--- Start ---

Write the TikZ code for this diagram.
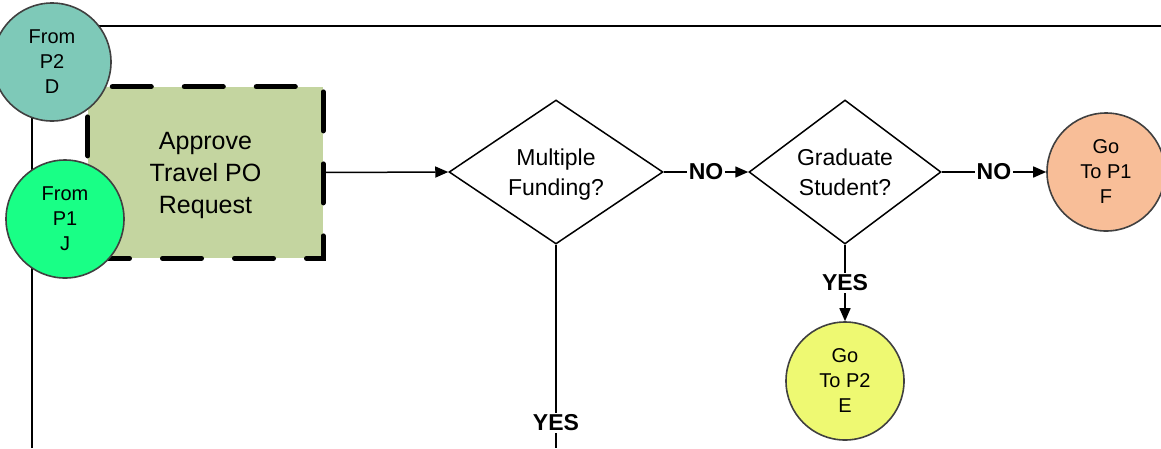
\documentclass[tikz,border=0pt]{standalone}
\usepackage{fontspec}
\setmainfont{Liberation Sans}
\usetikzlibrary{shapes.geometric,arrows.meta}
\definecolor{fromD}{HTML}{7EC9B8}
\definecolor{fromJ}{HTML}{19FF86}
\definecolor{approvefill}{HTML}{C4D5A0}
\definecolor{gotoF}{HTML}{F8BE98}
\definecolor{gotoE}{HTML}{EEF972}
\begin{document}
\begin{tikzpicture}[x=1pt,y=-1pt,
		offpage/.style={circle,draw=black!75,line width=1.6pt,minimum size=118pt,inner sep=0pt,
			align=center,font=\fontsize{20}{25}\selectfont},
		decision/.style={diamond,aspect=1.5,draw,line width=1.5pt,fill=white,minimum width=214pt,
			minimum height=144pt,inner sep=0pt,text depth=0pt,align=center,font=\fontsize{23}{30}\selectfont},
		conn/.style={line width=1.5pt,-{Triangle[length=13pt,width=11pt]}},
		answer/.style={fill=white,inner sep=1.5pt,font=\fontsize{23}{26}\bfseries\selectfont}]
		\useasboundingbox (0,0) rectangle (1161,448);

		% lane frame
		\draw [line width=1.5pt] (32,448) -- (32,26) -- (1161,26);

		\node [rectangle,fill=approvefill,minimum width=235pt,minimum height=171pt,text depth=0pt,
			align=center,font=\fontsize{25}{32}\selectfont]
			(approve) at (205.5,172.5) {Approve\\Travel PO\\Request};
		\draw [line width=5pt,line cap=round,dash pattern=on 39pt off 33pt,dash phase=47.5pt]
			(approve.north west) -- (approve.north east) -- (approve.south east)
			-- (approve.south west) -- cycle;

		\node [offpage,fill=fromD] (fromD) at (52,62) {From\\P2\\D};
		\node [offpage,fill=fromJ] (fromJ) at (65,219) {From\\P1\\J};

		\node [decision] (funding) at (556,172) {Multiple\\Funding?};
		\node [decision,minimum width=192pt] (grad) at (845,172) {Graduate\\Student?};

		\node [offpage,fill=gotoF] (gotoF) at (1106,172) {Go\\To P1\\F};
		\node [offpage,fill=gotoE] (gotoE) at (845,381) {Go\\To P2\\E};

		\coordinate (down) at (556,448);

		\draw [conn] (approve.east) -- (funding.west);
		\draw [conn] (funding.east) -- node [answer] {NO} (grad.west);
		\draw [conn] (grad.east) -- node [answer] {NO} (gotoF.west);
		\draw [conn] (grad.south) -- node [answer] {YES} (gotoE.north);
		\draw [line width=1.5pt] (funding.south) -- node [answer,pos=0.877] {YES} (down);
	\end{tikzpicture}
\end{document}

--- End ---

### Your instructions
Copy all the lines of data exactly as they appear, dropping any images.

### Correct result
Write the TikZ code for this diagram.
\documentclass[tikz,border=0pt]{standalone}
\usepackage{fontspec}
\setmainfont{Liberation Sans}
\usetikzlibrary{shapes.geometric,arrows.meta}
\definecolor{fromD}{HTML}{7EC9B8}
\definecolor{fromJ}{HTML}{19FF86}
\definecolor{approvefill}{HTML}{C4D5A0}
\definecolor{gotoF}{HTML}{F8BE98}
\definecolor{gotoE}{HTML}{EEF972}
\begin{document}
\begin{tikzpicture}[x=1pt,y=-1pt,
		offpage/.style={circle,draw=black!75,line width=1.6pt,minimum size=118pt,inner sep=0pt,
			align=center,font=\fontsize{20}{25}\selectfont},
		decision/.style={diamond,aspect=1.5,draw,line width=1.5pt,fill=white,minimum width=214pt,
			minimum height=144pt,inner sep=0pt,text depth=0pt,align=center,font=\fontsize{23}{30}\selectfont},
		conn/.style={line width=1.5pt,-{Triangle[length=13pt,width=11pt]}},
		answer/.style={fill=white,inner sep=1.5pt,font=\fontsize{23}{26}\bfseries\selectfont}]
		\useasboundingbox (0,0) rectangle (1161,448);

		% lane frame
		\draw [line width=1.5pt] (32,448) -- (32,26) -- (1161,26);

		\node [rectangle,fill=approvefill,minimum width=235pt,minimum height=171pt,text depth=0pt,
			align=center,font=\fontsize{25}{32}\selectfont]
			(approve) at (205.5,172.5) {Approve\\Travel PO\\Request};
		\draw [line width=5pt,line cap=round,dash pattern=on 39pt off 33pt,dash phase=47.5pt]
			(approve.north west) -- (approve.north east) -- (approve.south east)
			-- (approve.south west) -- cycle;

		\node [offpage,fill=fromD] (fromD) at (52,62) {From\\P2\\D};
		\node [offpage,fill=fromJ] (fromJ) at (65,219) {From\\P1\\J};

		\node [decision] (funding) at (556,172) {Multiple\\Funding?};
		\node [decision,minimum width=192pt] (grad) at (845,172) {Graduate\\Student?};

		\node [offpage,fill=gotoF] (gotoF) at (1106,172) {Go\\To P1\\F};
		\node [offpage,fill=gotoE] (gotoE) at (845,381) {Go\\To P2\\E};

		\coordinate (down) at (556,448);

		\draw [conn] (approve.east) -- (funding.west);
		\draw [conn] (funding.east) -- node [answer] {NO} (grad.west);
		\draw [conn] (grad.east) -- node [answer] {NO} (gotoF.west);
		\draw [conn] (grad.south) -- node [answer] {YES} (gotoE.north);
		\draw [line width=1.5pt] (funding.south) -- node [answer,pos=0.877] {YES} (down);
	\end{tikzpicture}
\end{document}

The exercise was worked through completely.